Destinée d’abord au clergé désireux d’exercer le culte en langue tchèque, la Bible de Kralice a donc fini par devenir une source de spiritualité, de connaissance et de beauté pour tout un peuple. L’exposition installée à la Bibliothèque nationale évoque tous ces aspects de ce chef-d’œuvre de la traduction des Saintes Ecritures et, comme le rappelle Robert Dittmann, réunit aussi d’autres documents et objets remarquables :« J’aimerais attirer l’attention des visiteurs sur les caractères mobiles en plomb qui ont été retrouvés lors des fouilles archéologiques à Kralice.
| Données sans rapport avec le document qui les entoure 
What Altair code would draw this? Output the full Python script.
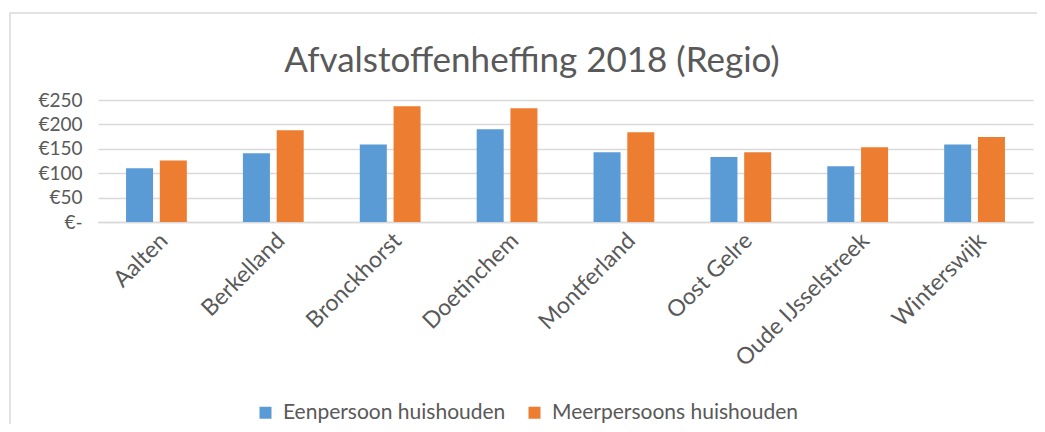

Il s’agit des caractères originaux qui ont servi pour l’impression de la Bible. Il y a également plusieurs variantes typographiques du Nouveau Testament traduit par Jan Blahoslav et un exemplaire de la copie de la Grammaire du même auteur. Les visiteurs peuvent aussi voir le psautier unique que nous devons à l’évêque de l’Unité des frères Matěj Červenka, personnalité importante de cette Eglise, ou bien les épreuves de correction utilisées lors de l’impression du Cantionnaire de l’Unité des frères. Tout cela, ce sont des objets d’une grande rareté. »
L’exposition intitulée « La Bible de Kralice » est ouverte jusqu’au 3 novembre prochain.